## STATED EXERCISE
Leave out the pictures and retype only the lines from the opening line to the line that holds "f_minor = list(range(300, 2001, 100))", both ends included.

----

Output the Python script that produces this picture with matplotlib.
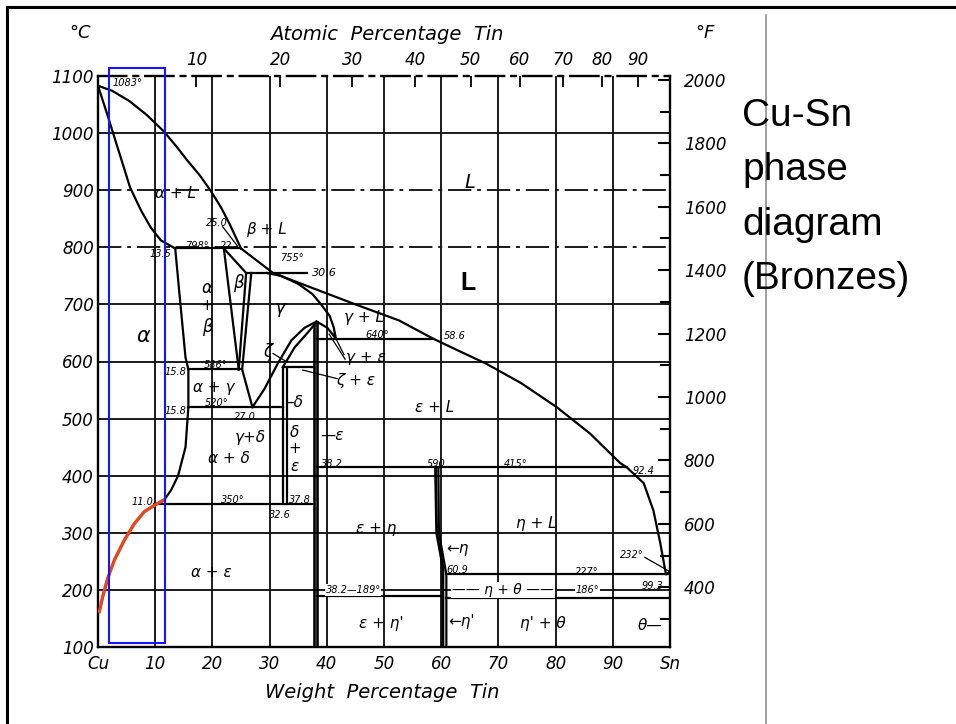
import numpy as np
import matplotlib.pyplot as plt
from matplotlib.lines import Line2D
from matplotlib.patches import Rectangle

plt.rcParams['font.family'] = ['DejaVu Sans']
plt.rcParams['font.style'] = 'italic'

# --- scales ---
temp_ticks = [100, 200, 300, 400, 500, 600, 700, 800, 900, 1000, 1100]
wt_ticks = [0, 10, 20, 30, 40, 50, 60, 70, 80, 90, 100]
wt_labels = ['Cu', '10', '20', '30', '40', '50', '60', '70', '80', '90', 'Sn']
at_ticks = [10, 20, 30, 40, 50, 60, 70, 80, 90]
at_labels = ['10', '20', '30', '40', '50', '60', '70', '80', '90']
f_ticks = [400, 600, 800, 1000, 1200, 1400, 1600, 1800, 2000]
f_minor = list(range(300, 2001, 100))

# --- phase boundaries (wt% Sn, degC) ---
liq_cu_wt = [0, 2.5, 5.5, 8.5, 11.4, 13.6, 15.7, 17.8, 19.7, 21.5, 23.0, 25.0]
liq_cu_T = [1083, 1074, 1056, 1032, 1004, 978, 951, 926, 899, 870, 841, 798]
liq_sn_wt = [25.0, 30.6, 32.7, 45.0, 52.6, 58.6, 63.0, 67.9, 74.0, 80.2, 86.0, 91.3,
             92.4, 95.4, 97.1, 98.3, 99.3, 100]
liq_sn_T = [798, 755, 747, 700, 672, 640, 619, 596, 562, 520, 474, 422,
            415, 387, 339, 282, 227, 232]
sol_wt = [0, 1.8, 2.7, 4.2, 5.6, 7.5, 9.2, 11.0, 13.5]
sol_T = [1083, 1027, 998, 950, 905, 865, 835, 812, 798]
solv_wt = [13.5, 14.3, 15.3, 15.8, 15.8, 15.3, 14.0, 12.8, 11.6, 9.85, 8.1, 6.35, 4.6, 2.85, 1.69, 0.82, 0.23]
solv_T = [798, 712, 607, 586, 520, 450, 400, 375, 358, 348, 337, 316, 287, 252, 220, 188, 162]
red_wt = [11.6, 9.85, 8.1, 6.35, 4.6, 2.85, 1.69, 0.82, 0.23]
red_T = [358, 348, 337, 316, 287, 252, 220, 188, 162]
beta_l_wt, beta_l_T = [22.0, 24.6], [798, 586]
beta_s_wt, beta_s_T = [22.0, 25.9], [798, 755]
beta_r_wt, beta_r_T = [25.9, 24.6], [755, 586]
gam_l_wt, gam_l_T = [26.8, 25.2, 27.0], [755, 586, 520]
gam_s_wt = [29.5, 32.0, 35.0, 37.5, 39.0, 40.5, 41.2, 41.6]
gam_s_T = [755, 750, 736, 718, 700, 680, 660, 640]
dome_wt = [27.0, 29.1, 31.4, 33.8, 36.1, 38.2, 40.1, 41.6]
dome_T = [520, 552, 596, 637, 659, 670, 659, 640]
idome_wt = [32.3, 34.4, 36.7, 37.8]
idome_T = [590, 625, 651, 664]
eps_wt = [37.8, 38.2]
eps_top = [664, 670]
delta_wt = [32.3, 33.1]
eta_l_wt, eta_l_T = [59.0, 59.2, 60.3, 60.3], [415, 300, 240, 100]
eta_r_wt, eta_r_T = [59.5, 59.6, 60.9, 60.9], [415, 300, 227, 100]
# isotherms: (temperature, from wt, to wt)
iso_T = [798, 755, 640, 586, 590, 520, 415, 350, 227, 189, 186]
iso_from = [13.5, 25.9, 38.2, 15.8, 32.3, 15.8, 38.2, 9.8, 60.9, 38.2, 60.9]
iso_to = [25.0, 36.5, 58.6, 25.2, 37.8, 32.3, 92.4, 37.8, 100, 60.3, 100]

def at_to_wt(a):
    a = np.asarray(a, dtype=float)
    return 100 * a * 118.71 / (a * 118.71 + (100 - a) * 63.55)

def c_to_f(c):
    return np.asarray(c) * 9 / 5 + 32

fig = plt.figure(figsize=(9.56, 7.24), dpi=100)
ax = fig.add_axes([98 / 956, 77 / 724, 572 / 956, 571 / 724])
ax.set_xlim(0, 100)
ax.set_ylim(100, 1100)

lw_grid = 1.4
ax.vlines(wt_ticks[1:-1], 100, 1100, color='#1a1a1a', lw=lw_grid, zorder=1)
for t in temp_ticks[1:-1]:
    ls = (0, (12, 3, 2, 3)) if t in (800, 900) else '-'
    ax.hlines(t, 0, 100, color='#1a1a1a', lw=lw_grid, linestyles=ls, zorder=1)

for s in ['left', 'right', 'bottom', 'top']:
    ax.spines[s].set_linewidth(1.7)
ax.spines['top'].set_linestyle((0, (12, 3, 2, 3)))

kw = dict(color='black', lw=1.6, zorder=3)
ax.plot(liq_cu_wt, liq_cu_T, **kw)
ax.plot(liq_sn_wt, liq_sn_T, **kw)
ax.plot(sol_wt, sol_T, **kw)
ax.plot(solv_wt, solv_T, **kw)
ax.plot(beta_l_wt, beta_l_T, **kw)
ax.plot(beta_s_wt, beta_s_T, **kw)
ax.plot(beta_r_wt, beta_r_T, **kw)
ax.plot(gam_l_wt, gam_l_T, **kw)
ax.plot(gam_s_wt, gam_s_T, **kw)
ax.plot(dome_wt, dome_T, **kw)
ax.plot(idome_wt, idome_T, **kw)
ax.plot(eps_wt, eps_top, **kw)
for w, top in zip(eps_wt, eps_top):
    ax.plot([w, w], [top, 100], color='black', lw=1.9, zorder=3)
for w in delta_wt:
    ax.plot([w, w], [590, 350], **kw)
ax.plot(eta_l_wt, eta_l_T, color='black', lw=2.0, zorder=3)
ax.plot(eta_r_wt, eta_r_T, **kw)
for t, a, b in zip(iso_T, iso_from, iso_to):
    ax.plot([a, b], [t, t], **kw)

# leader lines
lead = dict(color='black', lw=0.9, zorder=3)
ax.plot([21.8, 24.4], [836, 802], **lead)
ax.plot([30.6, 32.9], [614, 600], **lead)
ax.plot([43.2, 40.4], [604, 648], **lead)
ax.plot([43.0, 41.2], [612, 648], **lead)
ax.plot([41.8, 35.8], [570, 585], **lead)
ax.plot([95.6, 99.8], [257, 233], **lead)

# highlighted overlays
ax.plot(red_wt, red_T, color='#e8461e', lw=2.4, zorder=5)
ax.add_patch(Rectangle((1.9, 107), 9.8, 1007, fill=False, edgecolor='#1414ff',
                       lw=1.5, zorder=6, clip_on=False))

# phase labels
labels = [
    ('1083°', 5.1, 1088, 7), ('α + L', 13.6, 895, 11), ('L', 65.0, 913, 14),
    ('25.0', 20.8, 843, 7), ('β + L', 29.5, 832, 11), ('798°', 17.3, 803, 7),
    ('22', 22.4, 803, 7), ('13.5', 11.0, 789, 7), ('755°', 33.9, 781, 7),
    ('30.6', 39.6, 755, 8), ('α', 19.1, 728, 12), ('+', 19.1, 698, 11),
    ('β', 19.1, 660, 12), ('β', 24.5, 738, 12), ('γ', 31.8, 693, 13),
    ('α', 7.9, 645, 15), ('γ + L', 46.5, 677, 11), ('640°', 48.8, 647, 7),
    ('58.6', 62.4, 645, 7), ('ζ', 29.7, 617, 12), ('γ + ε', 46.9, 607, 11),
    ('ζ + ε', 45.1, 567, 11), ('586°', 20.5, 593, 7), ('15.8', 13.6, 582, 7),
    ('α + γ', 20.3, 554, 11), ('520°', 20.8, 527, 7), ('15.8', 13.6, 513, 7),
    ('27.0', 25.7, 503, 7), ('–δ', 34.4, 528, 11), ('γ+δ', 26.6, 467, 11),
    ('δ', 34.4, 476, 11), ('+', 34.4, 448, 11), ('ε', 34.4, 416, 11),
    ('—ε', 40.9, 471, 11), ('α + δ', 22.9, 430, 11), ('38.2', 40.9, 421, 7),
    ('ε + L', 58.9, 520, 11), ('590', 59.1, 421, 7), ('415°', 73.1, 421, 7),
    ('92.4', 95.3, 408, 7), ('350°', 23.6, 358, 7), ('11.0', 7.7, 354, 7),
    ('37.8', 35.3, 358, 7), ('32.6', 31.8, 332, 7), ('ε + η', 48.6, 308, 11),
    ('←η', 62.9, 273, 11), ('η + L', 76.6, 317, 11), ('232°', 93.4, 261, 7),
    ('60.9', 62.9, 235, 7), ('227°', 85.5, 232, 7), ('α + ε', 19.9, 231, 11),
    ('99.3', 97.0, 207, 7), ('ε + η\'', 49.5, 142, 11), ('←η\'', 63.6, 144, 11),
    ('η\' + θ', 77.8, 142, 11), ('θ—', 96.5, 138, 11),
]
for txt, x, y, fs in labels:
    ax.text(x, y, txt, fontsize=fs, ha='center', va='center', zorder=4)

wbox = dict(facecolor='white', edgecolor='none', pad=0.5)
ax.text(44.6, 200, '38.2—189°', fontsize=7, ha='center', va='center', bbox=wbox, zorder=4)
ax.text(70.8, 200, '—— η + θ ——', fontsize=10, ha='center', va='center', bbox=wbox, zorder=4)
ax.text(85.5, 200, '186°', fontsize=7, ha='center', va='center', bbox=wbox, zorder=4)

ax.text(64.7, 738, 'L', family='Liberation Sans', style='normal', weight='bold',
        fontsize=18, ha='center', va='center', zorder=7)

# axes ticks
ax.set_xticks(wt_ticks, wt_labels)
ax.set_yticks(temp_ticks, [str(t) for t in temp_ticks])
ax.tick_params(axis='x', length=0, pad=6, labelsize=12)
ax.tick_params(axis='y', length=0, pad=3, labelsize=12)

ax_t = ax.twiny()
ax_t.set_xlim(0, 100)
ax_t.set_xticks(at_to_wt(at_ticks), at_labels)
ax_t.tick_params(axis='x', direction='in', length=8, width=1.3, pad=5, labelsize=12)
for s in ax_t.spines.values():
    s.set_visible(False)

ax_f = ax.twinx()
ax_f.set_ylim(c_to_f(100), c_to_f(1100))
ax_f.set_yticks(f_ticks, [str(f) for f in f_ticks])
ax_f.set_yticks(f_minor, minor=True)
ax_f.tick_params(axis='y', which='major', direction='in', length=9, width=1.5, pad=10, labelsize=12)
ax_f.tick_params(axis='y', which='minor', direction='in', length=7, width=1.5)
for s in ax_f.spines.values():
    s.set_visible(False)

# titles around the diagram
fig.text(80 / 956, 1 - 33 / 724, '°C', fontsize=13, ha='center', va='center')
fig.text(705 / 956, 1 - 33 / 724, '°F', fontsize=13, ha='center', va='center')
fig.text(387 / 956, 1 - 35 / 724, 'Atomic  Percentage  Tin', fontsize=14, ha='center', va='center')
fig.text(382 / 956, 1 - 693 / 724, 'Weight  Percentage  Tin', fontsize=14, ha='center', va='center')

fig.text(742 / 956, 1 - 98 / 724, 'Cu-Sn\nphase\ndiagram\n(Bronzes)', family='Liberation Sans',
         style='normal', fontsize=28, ha='left', va='top', linespacing=1.66)

# page frame and separator
fig.add_artist(Line2D([7 / 956, 7 / 956], [0, 1 - 7 / 724], transform=fig.transFigure, color='black', lw=2.2))
fig.add_artist(Line2D([7 / 956, 1], [1 - 7 / 724, 1 - 7 / 724], transform=fig.transFigure, color='black', lw=2.2))
fig.add_artist(Line2D([766 / 956, 766 / 956], [0, 1 - 15 / 724], transform=fig.transFigure, color='#8c8c8c', lw=1.2))

fig.savefig('out.png', dpi=100)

----

## ANSWER FOR THE TASK
Output the Python script that produces this picture with matplotlib.
import numpy as np
import matplotlib.pyplot as plt
from matplotlib.lines import Line2D
from matplotlib.patches import Rectangle

plt.rcParams['font.family'] = ['DejaVu Sans']
plt.rcParams['font.style'] = 'italic'

# --- scales ---
temp_ticks = [100, 200, 300, 400, 500, 600, 700, 800, 900, 1000, 1100]
wt_ticks = [0, 10, 20, 30, 40, 50, 60, 70, 80, 90, 100]
wt_labels = ['Cu', '10', '20', '30', '40', '50', '60', '70', '80', '90', 'Sn']
at_ticks = [10, 20, 30, 40, 50, 60, 70, 80, 90]
at_labels = ['10', '20', '30', '40', '50', '60', '70', '80', '90']
f_ticks = [400, 600, 800, 1000, 1200, 1400, 1600, 1800, 2000]
f_minor = list(range(300, 2001, 100))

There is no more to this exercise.